6. A more specific follow up to the previous point is that without a more complete discussion of data, a global accuracy of 90.5% is meaningless. Categorical machine learning models almost always optimize the classification of the most prevalent class – but this occurs at the expense of the minority class(es). At the extreme if only two classes are present and 99% of activities are “walking” and only 1% are “falls,” a global accuracy of 99% can be achieved by simply classifying all observations as “walking.” But the accuracy for “falls” would be 0%. This is not a problem if there is a 50/50 split between walking/falls, but I doubt this is the case in the data used in this study.
7. Lines 218-220. In reference to the need to be connected to the Web, will the system automatically connect to an unknown network? Elderly people sometimes leave their home so would need an automatic connection to the Wifi on a bus, or in a business, or elsewhere.
8. Lines 313-316. So if a sensor cannot receive location data – i.e., GPS data – “home” is assumed to be the location? This is very problematic for indoor use – especially if the elderly person being monitored is mobile and is able to leave home to go shopping, or ride a bus, etc.
9. Figure 8 provides information about the people in the sample. However, it does not provide information about the distribution of activities. In particular, I would assume that “falls” are the rarest activity. Yet they are one of the most critical activities to detect correctly. Were there enough falls in the data set to develop a robust model? What was the accuracy of all activities – not just the global accuracy?
10. Given that the system described is designed for operational use, it would be useful to describe or discuss operational considerations other than sensor weight. What about system cost? Elapsed time from data collection to determination of activity? Bandwidth both for the central server and for individual homes where multiple devices my be used simultaneously for video/audio streaming and other activities?

Author Response

The authors gratefully acknowledge the helpful comments and suggestions of the reviewers, which have improved the presentation.  We appreciate the reviewer’s comments.  The attached files are our point-by-point responses.

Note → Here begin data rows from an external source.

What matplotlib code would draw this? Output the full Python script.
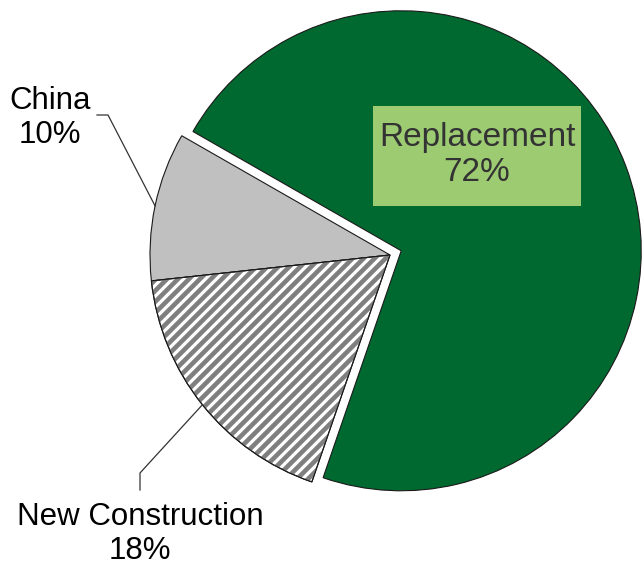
import numpy as np
import matplotlib
matplotlib.use("Agg")
import matplotlib.pyplot as plt
from matplotlib.collections import LineCollection
from matplotlib.patches import Wedge, Rectangle

labels = ["Replacement", "China", "New Construction"]
values = [72, 10, 18]
colors = ["#00692f", "#c0c0c0", "#ffffff"]

plt.rcParams['font.family'] = ['Liberation Sans', 'DejaVu Sans']

W, H = 642, 571
fig = plt.figure(figsize=(W / 100, H / 100), dpi=100)
ax = fig.add_axes([0, 0, 1, 1])

cx, cy, R = 390, H - 255, 240
start = 251
wedges, _ = ax.pie(values, colors=colors, startangle=start, radius=R,
                   center=(cx, cy), explode=[12, 0, 0],
                   wedgeprops=dict(edgecolor="#1a1a1a", linewidth=0.8))
ax.set_xlim(0, W)
ax.set_ylim(0, H)
ax.set_aspect("equal")
ax.axis("off")

# manual diagonal hatching for New Construction
nc = wedges[2]
xs = np.arange(-400, 700, 11.0)
segs = [[(x0, 0), (x0 + 600, 600)] for x0 in xs]
lc = LineCollection(segs, colors="#7f7f7f", linewidths=3.3, zorder=nc.get_zorder() + 0.1)
lc.set_clip_path(nc)
ax.add_collection(lc)
ol = Wedge(nc.center, nc.r, nc.theta1, nc.theta2, fill=False, edgecolor="#1a1a1a",
           linewidth=0.8, zorder=lc.get_zorder() + 0.1)
ax.add_patch(ol)

def wedge_mid(w):
    a = np.deg2rad((w.theta1 + w.theta2) / 2)
    return w.center[0] + w.r * np.cos(a), w.center[1] + w.r * np.sin(a)

fs = 22.5
china = wedges[1]
mx, my = wedge_mid(china)
ax.plot([97, 108, mx], [H - 115, H - 115, my], color="#333333", lw=0.9)
ax.text(50, H - 118, f"{labels[1]}\n{values[1]}%", ha="center", va="center",
        fontsize=fs, color="black", linespacing=1.2)

ncw = wedges[2]
mx, my = wedge_mid(ncw)
ax.plot([140, 140, mx], [H - 490, H - 473, my], color="#333333", lw=0.9)
ax.text(140, H - 534, f"{labels[2]}\n{values[2]}%", ha="center", va="center",
        fontsize=fs, color="black", linespacing=1.2)

t = ax.text(477, H - 155, f"{labels[0]}\n{values[0]}%", ha="center", va="center",
            fontsize=24, color="#333333", linespacing=1.15, zorder=5)
fig.canvas.draw()
bb = t.get_window_extent().transformed(ax.transData.inverted())
px, py = 6, 17
ax.add_patch(Rectangle((bb.x0 - px, bb.y0 - py - 1), bb.width + 2 * px, bb.height + 2 * py,
                       facecolor="#9dcb72", edgecolor="none", zorder=4))

fig.savefig("out.png", dpi=100)
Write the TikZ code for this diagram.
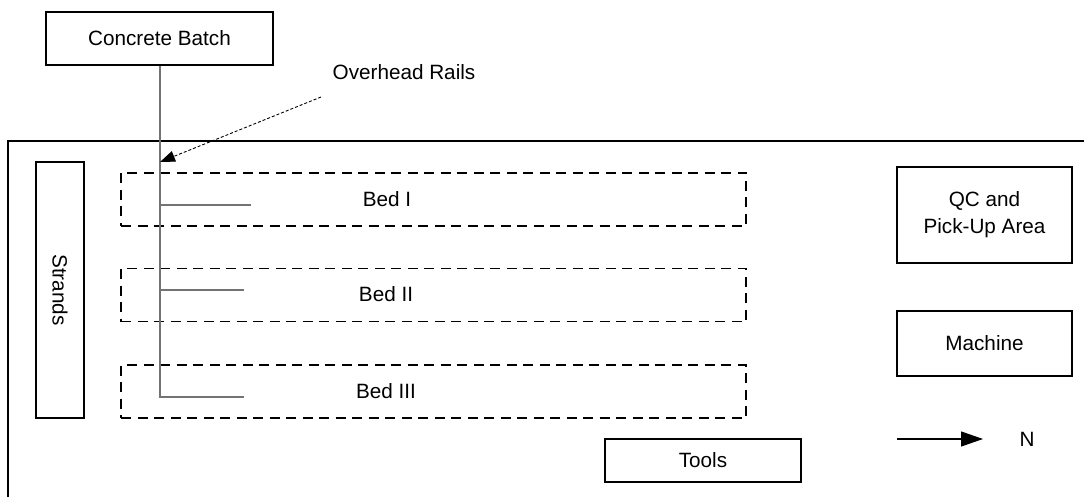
\documentclass[tikz,border=0pt]{standalone}
\usepackage{fontspec}
\setmainfont{Liberation Sans}
\usetikzlibrary{arrows.meta}
\begin{document}
\begin{tikzpicture}[x=1pt,y=-1pt,
  every node/.style={font=\fontsize{20.7}{24}\selectfont, inner sep=0pt},
  box/.style={draw, line width=1.2pt, minimum width=#1},
  bed/.style={draw, line width=1.3pt, dash pattern=on 10pt off 6.5pt, minimum width=625pt, minimum height=53pt},
  rail/.style={draw=black!55, line width=1.2pt},
  wall/.style={draw, line width=1.2pt}]
\useasboundingbox (0,0) rectangle (1084,497);
\fill[white] (0,0) rectangle (1084,497);
% outer area
\coordinate (w1) at (1084,141);
\coordinate (w2) at (8,141);
\coordinate (w3) at (8,497);
\draw[wall] (w1) -- (w2) -- (w3);
% nodes
\node[box=227pt, minimum height=53pt] (batch) at (159.5,38.5) {Concrete Batch};
\node[box=48pt, minimum height=256pt] (strands) at (60,290) {};
\node[rotate=-90] (strandst) at (60,290) {Strands};
\node[bed] (bed1) at (433.5,199.5) {};
\node[bed] (bed2) at (433.5,295) {};
\node[bed] (bed3) at (433.5,391.5) {};
\node (bed1t) at (387,199) {Bed I};
\node (bed2t) at (386,294) {Bed II};
\node (bed3t) at (386,391) {Bed III};
\node[box=175pt, minimum height=96pt, align=center] (qc) at (984.5,215) {QC and\\[3pt]Pick-Up Area};
\node[box=175pt, minimum height=65pt] (mach) at (984.5,343.5) {Machine};
\node[box=196pt, minimum height=43pt] (tools) at (703,460.5) {Tools};
\node (rails) at (404,72) {Overhead Rails};
\node (n) at (1027,439) {N};
% rails
\coordinate (r0) at (160,397);
\coordinate (j1) at (160,205);
\coordinate (j2) at (160,290);
\coordinate (e1) at (251,205);
\coordinate (e2) at (244,290);
\coordinate (e3) at (244,397);
\draw[rail] (batch.south -| r0) -- (r0) -- (e3);
\draw[rail] (j1) -- (e1);
\draw[rail] (j2) -- (e2);
% overhead rails pointer
\coordinate (p0) at (321,97);
\coordinate (p1) at (160,162);
\draw[line width=0.9pt, dash pattern=on 3pt off 2pt, -{Triangle[length=15pt,width=11pt]}] (p0) -- (p1);
% north arrow
\coordinate (a0) at (897,439);
\draw[line width=1.2pt, -{Triangle[length=22pt,width=15pt]}] (a0) -- (n.west -| 983,0);
\end{tikzpicture}
\end{document}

Author Response File: Author Response.pdf

Reviewer 4 Report

In this paper, the author proposes a system to track the elderly using the KNN method. The authors focus on the system as a product more than being a research and experiment result. 

The contributions are not clearly addressed, they can be improved.

The results are not explained properly. 

The paper is missing details regarding getting 90.5% accuracy. What methods are used to find the accuracy?

 

 

 

 

Author Response

The authors gratefully acknowledge the helpful comments and suggestions of the reviewers, which have improved the presentation.  We appreciate the reviewer’s comments.  The attached files are our point-by-point responses.

Author Response File: Author Response.pdf

Reviewer 5 Report

algorithm should be table not figure

privacy  

Author Response

The authors gratefully acknowledge the helpful comments and suggestions of the reviewers, which have improved the presentation.  We appreciate the reviewer’s comments.  However, we will edit in the manuscript.

Round 2

Reviewer 1 Report

The authors have satisfactorily addressed the questions. 

Reviewer 2 Report

The authors have satisfactorily answered my concerns, and I can recommend it for a publication.

Reviewer 4 Report

Thank you for responding to all comments and making all necessary changes.